John Scott
- Full name: John Stanley Marshall Scott
- Born: 23 January 1935 Birkenhead, England
- Died: 13 January 2020 (aged 84) Kensington, England
- School: Radley College
- University: Corpus Christi, Oxford

Rugby union career
- Position: Fullback

International career
- Years: Team / Apps / (Points)
- 1958: England / 1 / (0)

= John Scott (rugby union, born 1935) =

England international rugby union player

John Stanley Marshall Scott (23 January 1935 – 13 January 2020) was an English international rugby union player.

Born in Birkenhead, Scott was a Senior Prefect at Radley College and captained the 1st XV, then after school was posted to Malaya on national service. He undertook studies in jurisprudence at Corpus Christi, Oxford, on his return to England.
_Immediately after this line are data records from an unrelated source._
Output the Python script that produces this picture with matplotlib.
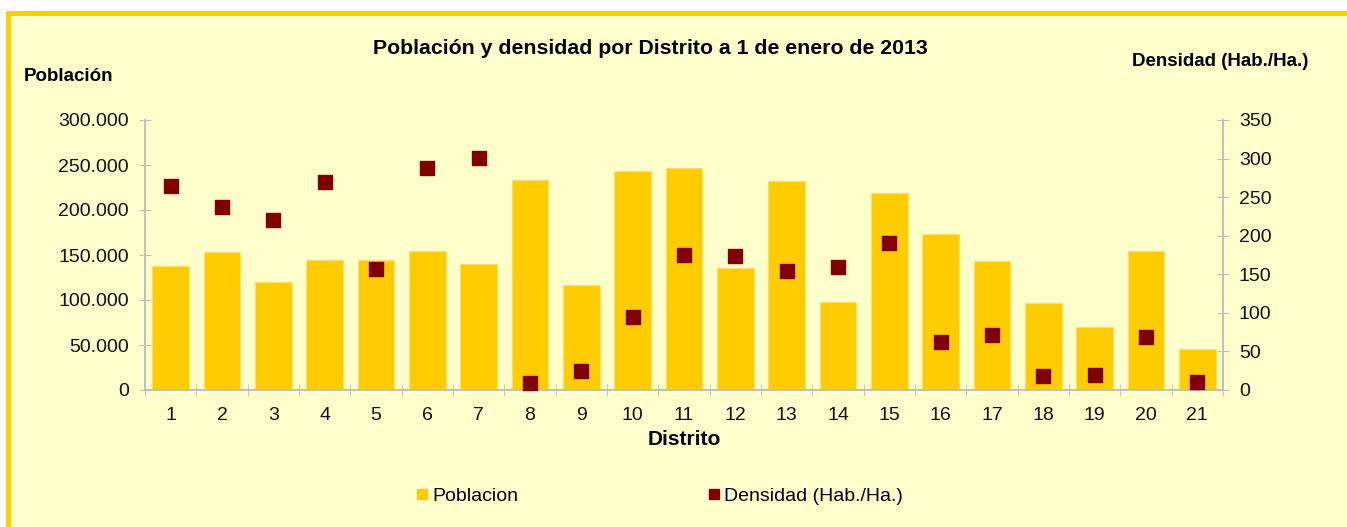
import matplotlib
matplotlib.use('Agg')
import matplotlib.pyplot as plt
from matplotlib.patches import Rectangle
from matplotlib.lines import Line2D
from matplotlib.ticker import FuncFormatter, MultipleLocator

# Data
distritos = list(range(1, 22))
poblacion = [138000, 153500, 119800, 144800, 144100, 154800, 140400, 233400,
             116300, 243000, 246700, 135200, 232200, 97400, 218500, 173300,
             143300, 96700, 69600, 154400, 45200]
densidad = [264, 237, 220, 270, 157, 288, 301, 9, 24, 95, 175, 174, 154, 160,
            191, 62, 71, 18, 19, 69, 10]

BG = '#FFFFCC'
BAR = '#FFCC00'
MARK = '#800000'
AXIS = '#BFBFBF'

plt.rcParams['font.family'] = ['Liberation Sans', 'DejaVu Sans']

fig = plt.figure(figsize=(13.47, 5.27), dpi=100)
fig.patch.set_facecolor('white')

# yellow frame with pale fill (runs off the right / bottom edge)
W, H = 1347, 527
frame = Rectangle((8 / W, -0.05), 1.1, 1 - 12.5 / H + 0.05,
                  transform=fig.transFigure, facecolor=BG, edgecolor=BAR,
                  linewidth=3.5, zorder=-5)
fig.patches.append(frame)

ax = fig.add_axes([145 / W, 1 - 390 / H, (1223 - 145) / W, 270 / H])
ax.set_facecolor('none')
ax2 = ax.twinx()

ax.bar(distritos, poblacion, width=0.72, color=BAR, edgecolor='#FFE066',
       linewidth=0.8, zorder=2)
ax2.scatter(distritos, densidad, marker='s', s=110, color=MARK, zorder=3,
            clip_on=False)

ax.set_xlim(0.5, 21.5)
ax.set_ylim(0, 300000)
ax2.set_ylim(0, 350)
ax.yaxis.set_major_locator(MultipleLocator(50000))
ax2.yaxis.set_major_locator(MultipleLocator(50))
ax.yaxis.set_major_formatter(
    FuncFormatter(lambda v, p: f'{int(v):,}'.replace(',', '.')))

ax.set_xticks(distritos)
ax.set_xticks([d + 0.5 for d in [0] + distritos], minor=True)
ax.tick_params(axis='x', which='major', length=0, pad=12, labelsize=14,
               colors='#111111')
ax.tick_params(axis='x', which='minor', length=9, direction='inout',
               color=AXIS)
ax.tick_params(axis='y', length=9, direction='inout', color=AXIS, pad=7,
               labelsize=14, labelcolor='#111111')
ax2.tick_params(axis='y', length=9, direction='inout', color=AXIS, pad=7,
                labelsize=14, labelcolor='#111111')

for a in (ax, ax2):
    a.spines['top'].set_visible(False)
    for s in ('left', 'right', 'bottom'):
        a.spines[s].set_color(AXIS)
        a.spines[s].set_linewidth(1.2)

ax.set_xlabel('Distrito', fontsize=15, fontweight='bold', labelpad=4.5)

fig.text(650 / W, 1 - 48 / H, 'Población y densidad por Distrito a 1 de enero de 2013',
         ha='center', va='center', fontsize=15.3, fontweight='bold')
fig.text(24 / W, 1 - 76 / H, 'Población', ha='left', va='center',
         fontsize=13.5, fontweight='bold')
fig.text(1308 / W, 1 - 62 / H, 'Densidad (Hab./Ha.)', ha='right', va='center',
         fontsize=13.5, fontweight='bold')

handles = [Line2D([], [], marker='s', ls='none', color=BAR, markersize=6.5),
           Line2D([], [], marker='s', ls='none', color=MARK, markersize=7.5)]
fig.legend(handles, ['Poblacion', 'Densidad (Hab./Ha.)'], ncol=2,
           loc='center left', bbox_to_anchor=(399 / W, 1 - 496 / H),
           frameon=False, fontsize=14, handlelength=0.6, handletextpad=0.2,
           columnspacing=9.8)

fig.savefig('out.png', dpi=100, facecolor=fig.get_facecolor())
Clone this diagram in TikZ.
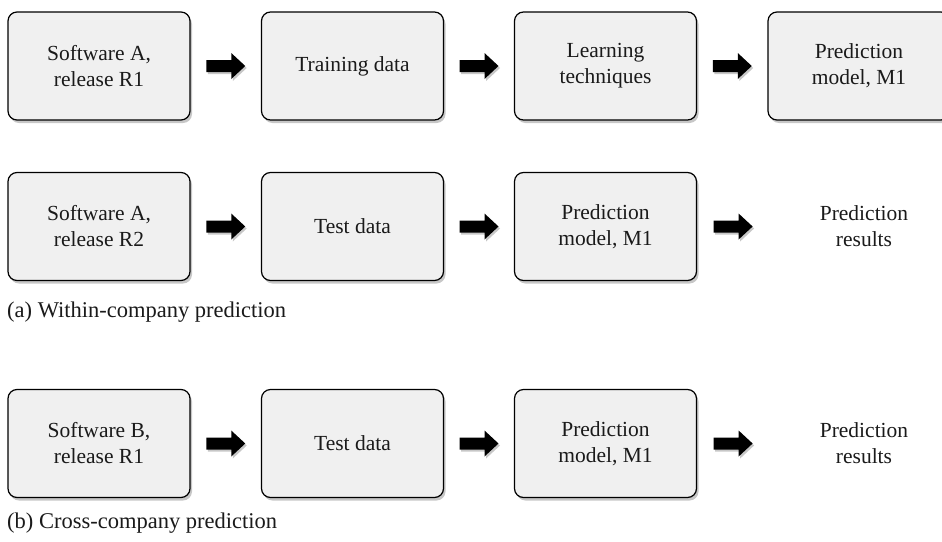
\documentclass[tikz,border=0pt]{standalone}
\usepackage{fontspec}
\setmainfont{Liberation Serif}
\usetikzlibrary{shadows,calc}
\definecolor{boxfill}{HTML}{F0F0F0}
\definecolor{ink}{HTML}{1A1A1A}
\tikzset{
  procbox/.style={rectangle, rounded corners=9pt, draw=black, line width=1.2pt,
    fill=boxfill, minimum width=182pt, minimum height=108pt, align=center,
    text=ink, font=\fontsize{21.5}{26}\selectfont,
    drop shadow={shadow xshift=2pt, shadow yshift=-3pt, fill=black, opacity=0.22}},
  plaintext/.style={align=center, text=ink, font=\fontsize{21.5}{26}\selectfont},
  flowarrow/.style={fill=black, draw=none,
    drop shadow={shadow xshift=1.5pt, shadow yshift=-2pt, fill=black, opacity=0.22}},
  caption/.style={anchor=base west, inner sep=0pt, text=ink,
    font=\fontsize{22.5}{26}\selectfont}
}
% block arrow centred on a named coordinate
\newcommand{\blockarrowat}[1]{%
  \path[flowarrow, shift={(#1)}] (-19.5,-6) -- (5.5,-6) -- (5.5,-13) -- (19.5,0)
    -- (5.5,13) -- (5.5,6) -- (-19.5,6) -- cycle;}
\newcommand{\flowbetween}[3]{%
  \coordinate (#1) at ($(#2.east)!0.5!(#3.west)$);
  \blockarrowat{#1}}
\begin{document}
\begin{tikzpicture}[x=1pt,y=-1pt]
\useasboundingbox (0,0) rectangle (942,541);
\clip (0,0) rectangle (942,541);
\fill[white] (0,0) rectangle (942,541);

% (a) first row: building the model
\node[procbox] (a1) at (99,66)    {Software A,\\release R1};
\node[procbox] (a2) at (352.5,66) {Training data};
\node[procbox] (a3) at (605.5,66) {Learning\\techniques};
\node[procbox] (a4) at (859,66)   {Prediction\\model, M1};
\flowbetween{fa1}{a1}{a2}
\flowbetween{fa2}{a2}{a3}
\flowbetween{fa3}{a3}{a4}

% (a) second row: applying the model
\node[procbox] (b1) at (99,226.5)    {Software A,\\release R2};
\node[procbox] (b2) at (352.5,226.5) {Test data};
\node[procbox] (b3) at (605.5,226.5) {Prediction\\model, M1};
\node[plaintext] (b4) at (864,226.5) {Prediction\\results};
\flowbetween{fb1}{b1}{b2}
\flowbetween{fb2}{b2}{b3}
\coordinate (fb3) at ($(b3.east)+(36,0)$);
\blockarrowat{fb3}

\node[caption] (capa) at (7,317) {(a) Within-company prediction};

% (b) cross-company prediction
\node[procbox] (c1) at (99,443.5)    {Software B,\\release R1};
\node[procbox] (c2) at (352.5,443.5) {Test data};
\node[procbox] (c3) at (605.5,443.5) {Prediction\\model, M1};
\node[plaintext] (c4) at (864,443.5) {Prediction\\results};
\flowbetween{fc1}{c1}{c2}
\flowbetween{fc2}{c2}{c3}
\coordinate (fc3) at ($(c3.east)+(36,0)$);
\blockarrowat{fc3}

\node[caption] (capb) at (7,528) {(b) Cross-company prediction};
\end{tikzpicture}
\end{document}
A three-time Oxford blue, Scott toured the Far East with a combined Oxford and Cambridge side.

Scott gained an England cap in 1958, replacing Jim Hetherington as fullback for the side's third Five Nations match, against France at Colombes. England had a convincing win, but Scott was considered to have underperformed and lost his place to Fenwick Allison for the final fixture. He won a County Championship with Cheshire in 1960 and continued to play rugby for his regular club Harlequins until 1968.

A property developer by profession, Scott amassed a significant fine arts collection, valued at £8M, which he donated to the Jackfield Tile and V&A museums in his later years.